La incapacidad para hacer andar un programa de cambios profundos -porque la propia coalición de gobierno presentaba criterios muy diversos frente a los mismos problemas- más el constante sabotaje peronista, hicieron que el experimento fracasara y -más allá de que toda la Argentina había visto por televisión a figuras prominentes del kirchnerismo arrojar bolsos con millones de dólares producto del robo al pueblo tras los muros de un convento- que el peronismo arrasara en las primarias del 11 de agosto de 2019, verdadera fecha en que, de la mano de la jefa de la banda, Cristina Kirchner, Alberto Fernández llegó al poder.
Contrastar lo que está ocurriendo hoy con la convicción de que, entre otras cosas, millones de idiotas útiles volvieron a votar a los delincuentes porque un video de campaña mostraba un par de macetas viejas y un conjunto de hojas secas en una parrilla en desuso, no puede causar menos que indignación.
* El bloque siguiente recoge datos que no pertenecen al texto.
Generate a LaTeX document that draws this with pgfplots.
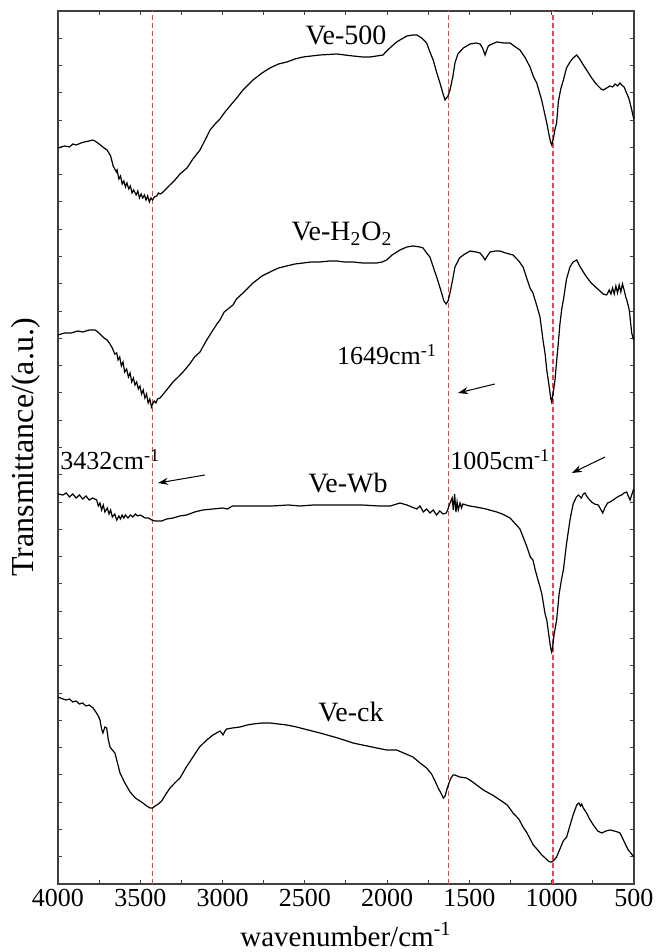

Quizás la misma que tuvieron otros cuando, a pesar de que Perón fue beneficiado por la prescripción en causas en donde tenía orden de captura por abuso de menores, ganó las elecciones de 1974 con el 62% de los votos.
Ese sentimiento no debería olvidarse cuando se plantea la duda del comienzo: ¿cómo es posible que la Argentina (y los argentinos) no logren superar al peronismo y éste, pese a sus groserías (por ser suaves) siempre se las ingenia para regresar?
¿Fue posible el peronismo porque los argentinos somos como somos? ¿O los argentinos somos como somos porque el peronismo nos hizo así? ¿Era la Argentina “peronista” antes de Perón? ¿Fue Perón la causa o la consecuencia del estado de cosas terminal que el país sufre hoy?
¿Será Milei el presidente que pueda cortar esta capacidad peronista para volver, como el Ave Fénix, de lo que todo el mundo parece reconocer son sus cenizas? ¿Podrá Milei esterilizar las capas geológicas de peronismo que infestan la administración pública? ¿Tendrá LLA la masa de volumen humano propio para no depender de ningún infiltrado?
En las respuestas a estas preguntas yace la solución al misterio de saber si, una vez más, el peronismo logrará presentarse como el salvador de todos cuando las evidencias demuestran que siempre fue una máquina de salvarse a si mismo… a costa de todos.